Italy sticks out in Europe, and not just geographically. With Ireland's historic adoption of same-sex marriage, quickly followed by Greenland, Italy is now one of the last major Western European countries without any legal recognition of gay and lesbian couples. A recent poll found that 75% of the overwhelmingly Catholic country support recognition of same-sex unions, with 48% believing that marriage equality should be legal. Progress has failed to gain headway, however, which recently led openly gay Minister Ivan Scalfarotto to go on a hunger strike.
The 49-year-old junior minister said that he was inspired to take such a drastic step from a letter he recieved from a man, Caesar, whose partner of 20 years, Stephen, was diagnosed with cancer last year.
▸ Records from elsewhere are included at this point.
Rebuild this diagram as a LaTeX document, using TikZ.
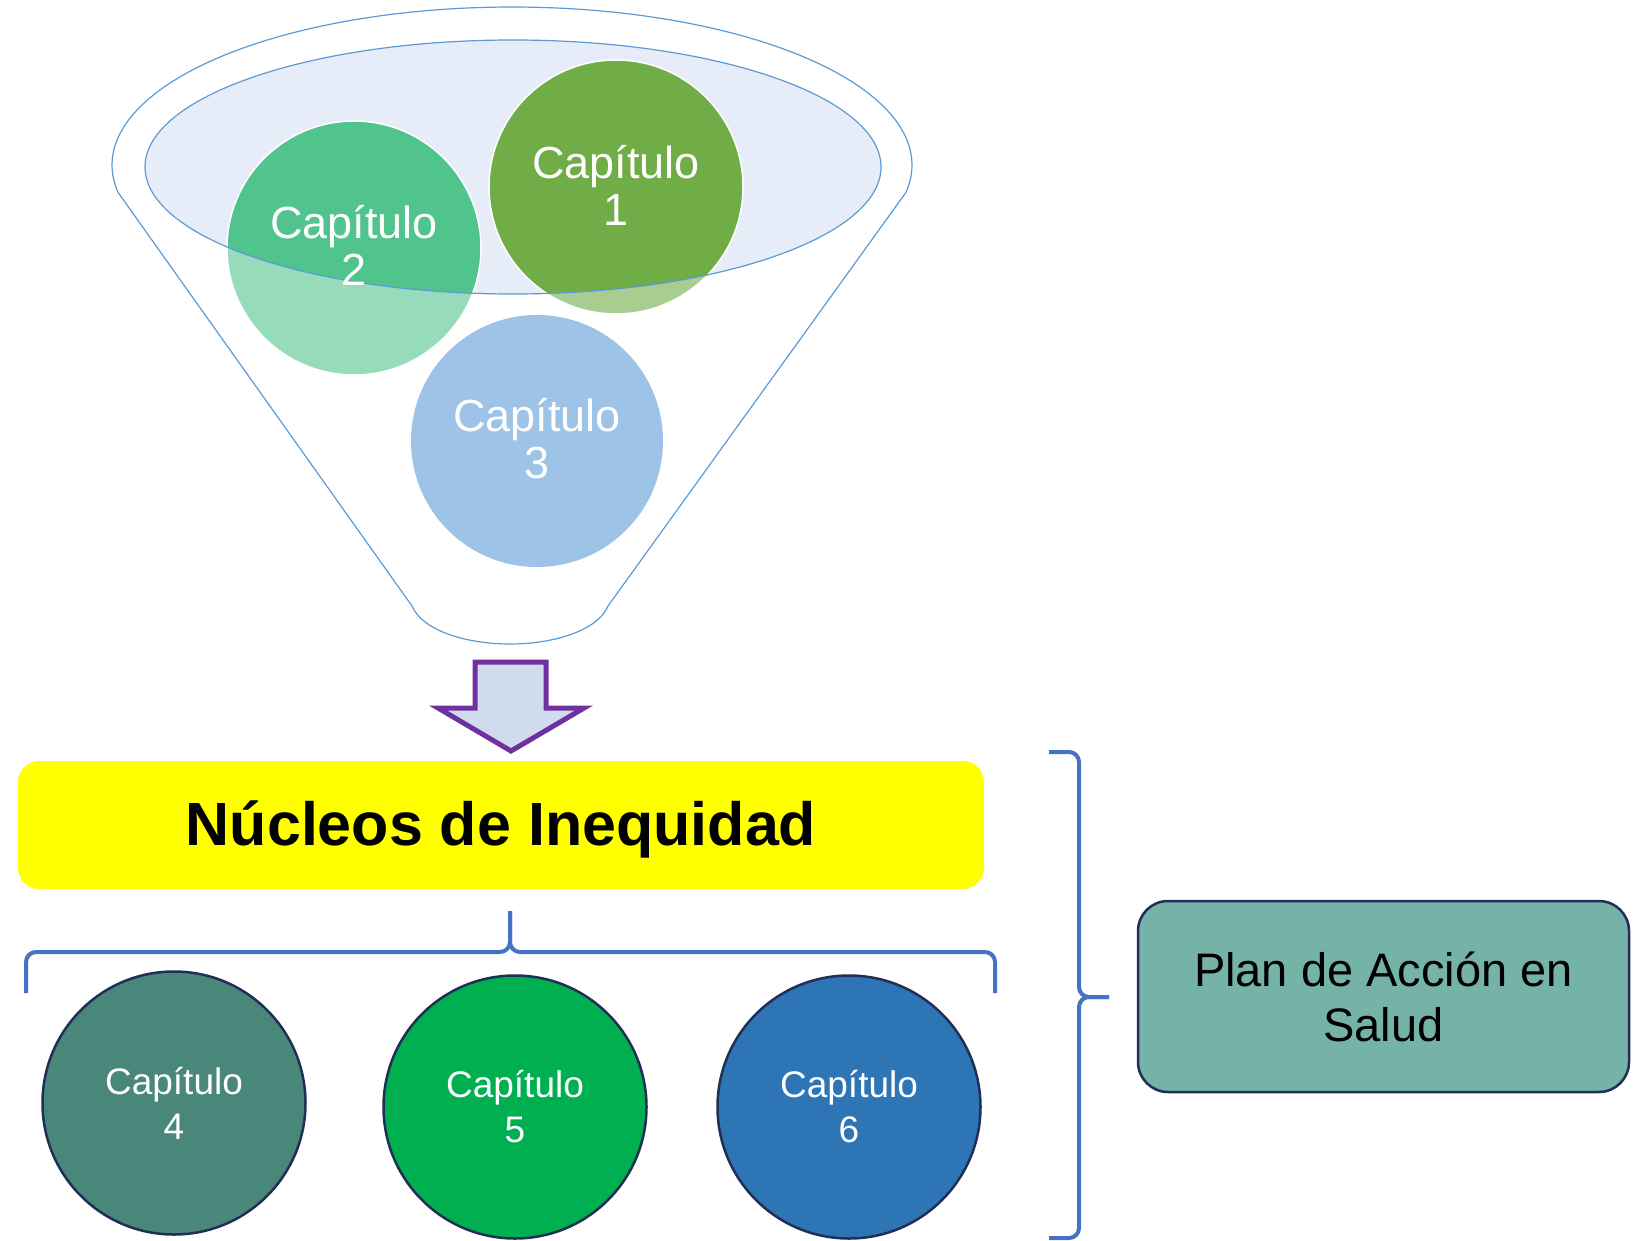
\documentclass[tikz,border=0pt]{standalone}
\usepackage{fontspec}
\setmainfont{Liberation Sans}
\definecolor{funnelblue}{HTML}{5B9BD5}
\definecolor{innerfill}{HTML}{E6EDF8}
\definecolor{cOne}{HTML}{70AD47}
\definecolor{cTwo}{HTML}{50C48C}
\definecolor{cThree}{HTML}{9DC3E6}
\definecolor{cFour}{HTML}{4A877B}
\definecolor{cFive}{HTML}{00B050}
\definecolor{cSix}{HTML}{2E75B6}
\definecolor{navy}{HTML}{1F2F55}
\definecolor{purplearrow}{HTML}{7030A0}
\definecolor{arrowfill}{HTML}{D0DCEE}
\definecolor{bracecol}{HTML}{4472C4}
\definecolor{planfill}{HTML}{75B2A7}
\definecolor{pureyellow}{RGB}{255,255,0}
\begin{document}
\begin{tikzpicture}[x=1pt,y=-1pt,
  funnelline/.style={draw=funnelblue, line width=1.2pt},
  toptext/.style={text=white, align=center, font=\fontsize{45}{47}\selectfont},
  bottomcircle/.style={circle, minimum size=263pt, inner sep=0pt, draw=navy, line width=2.5pt,
     text=white, align=center, font=\fontsize{37}{45}\selectfont},
  bracestyle/.style={draw=bracecol, line width=4pt, rounded corners=10pt},
  arrowstyle/.style={draw=purplearrow, fill=arrowfill, line width=5pt, line join=miter}
]
\useasboundingbox (0,0) rectangle (1637,1241);

% funnel outline
\draw[funnelline, fill=white]
  plot[domain=-10:190, samples=120] ({512+400*cos(\x)},{165-158*sin(\x)})
  -- (412,606) .. controls (422,630) and (465,644) .. (510,644)
  .. controls (555,644) and (598,630) .. (608,606) -- cycle;

% inner ellipse fill
\fill[innerfill] (513,167) ellipse[x radius=368pt, y radius=127pt];

% light parts of circles 1 and 2
\fill[cOne, fill opacity=0.6] (616,187) circle[radius=127pt];
\fill[cTwo, fill opacity=0.6] (354,248) circle[radius=127pt];
\begin{scope}
  \clip (513,167) ellipse[x radius=368pt, y radius=127pt];
  \fill[cOne] (616,187) circle[radius=127pt];
  \fill[cTwo] (354,248) circle[radius=127pt];
\end{scope}
\draw[white, line width=1.5pt] (616,187) circle[radius=127pt];
\draw[white, line width=1.5pt] (354,248) circle[radius=127pt];
\draw[funnelline] (513,167) ellipse[x radius=368pt, y radius=127pt];

% circle 3
\fill[cThree] (537,441) circle[radius=126pt];

\node[toptext] (c1) at (616,185) {Capítulo\\1};
\node[toptext] (c2) at (354,245) {Capítulo\\2};
\node[toptext] (c3) at (537,439) {Capítulo\\3};

% block arrow
\draw[arrowstyle] (475,662) -- (546,662) -- (546,708) -- (584,708) -- (511,751)
  -- (438,708) -- (475,708) -- cycle;

% yellow box
\node[fill=pureyellow, rounded corners=21pt, minimum width=966pt, minimum height=128pt,
      inner sep=0pt] (nucleos) at (501,825) {};
\node[font=\fontsize{61}{70}\selectfont\bfseries, inner sep=0pt] (nucleostext) at (501,829)
      {Núcleos de Inequidad};

% bottom brace
\coordinate (bL) at (26,993);
\coordinate (bM) at (510,911);
\coordinate (bR) at (995,993);
\draw[bracestyle] (bL) -- (26,952) -- (510,952) -- (bM);
\draw[bracestyle] (bM) -- (510,952) -- (995,952) -- (bR);

% bottom circles
\node[bottomcircle, fill=cFour] (c4) at (174,1103) {Capítulo\\4};
\node[bottomcircle, fill=cFive] (c5) at (515,1107) {Capítulo\\5};
\node[bottomcircle, fill=cSix] (c6) at (849,1107) {Capítulo\\6};

% right brace
\coordinate (rT) at (1049,752);
\coordinate (rC) at (1109,997);
\coordinate (rB) at (1049,1238);
\draw[bracestyle] (rT) -- (1079,752) -- (1079,997) -- (rC);
\draw[bracestyle] (rC) -- (1079,997) -- (1079,1238) -- (rB);

% plan box
\node[fill=planfill, draw=navy, line width=2.5pt, rounded corners=30pt,
      minimum width=491pt, minimum height=191pt, inner sep=0pt, align=center,
      font=\fontsize{47}{55}\selectfont] (plan) at (1383.5,996.5)
      {Plan de Acción en\\Salud};
\end{tikzpicture}
\end{document}
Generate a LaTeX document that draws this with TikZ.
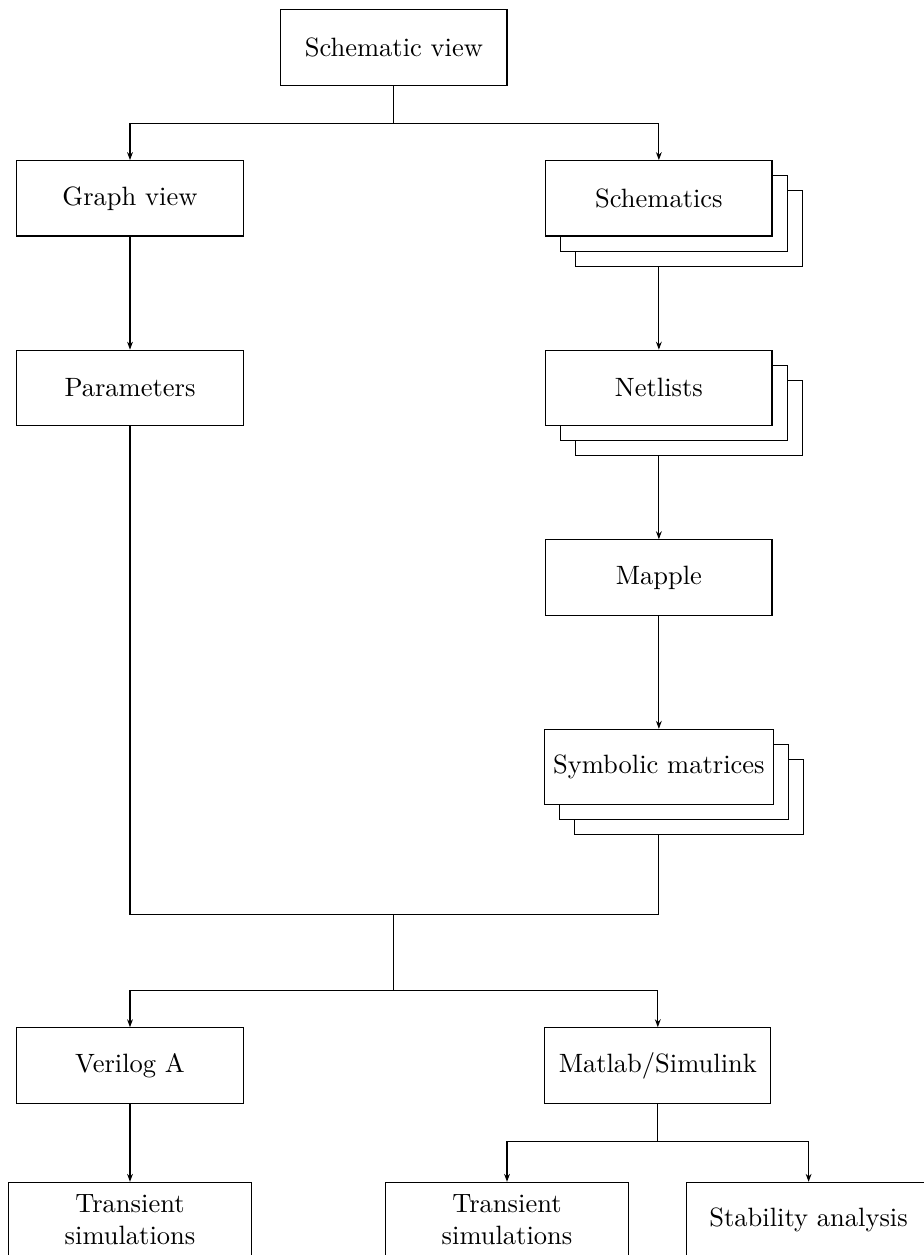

Because they were unable to share health insurance, the couple were unable to afford the costly chemotherapy, and Stephan died last week.
On his blog, Scalfarotto said:
"I decided to not eat food until we have certainty on the day that this grave human rights violation ends in this country."
"The world has moved forward by leaps and bounds: from the Irish referendum on the ruling of the Supreme Court of the United States, we learned that gay rights – in the Western world – are considered full human rights. That equality between citizens is a universal value. That love can not be measured in weight, because love is love."
"I am openly asking for the support of many people who thought that if they just waited, things will eventually turn out to be better... Because for some, like Stephen, the times runs out. It’s no longer enough."
Of the countries that Italy borders, France has marriage equality, and Switzerland, Austria, Slovenia, and Croatia have some form of civil union. Even Germany, who made headlines recently when Chancellor Angela Merkel insisted that marriage equality was not on her government's agenda, recognizes civil unions.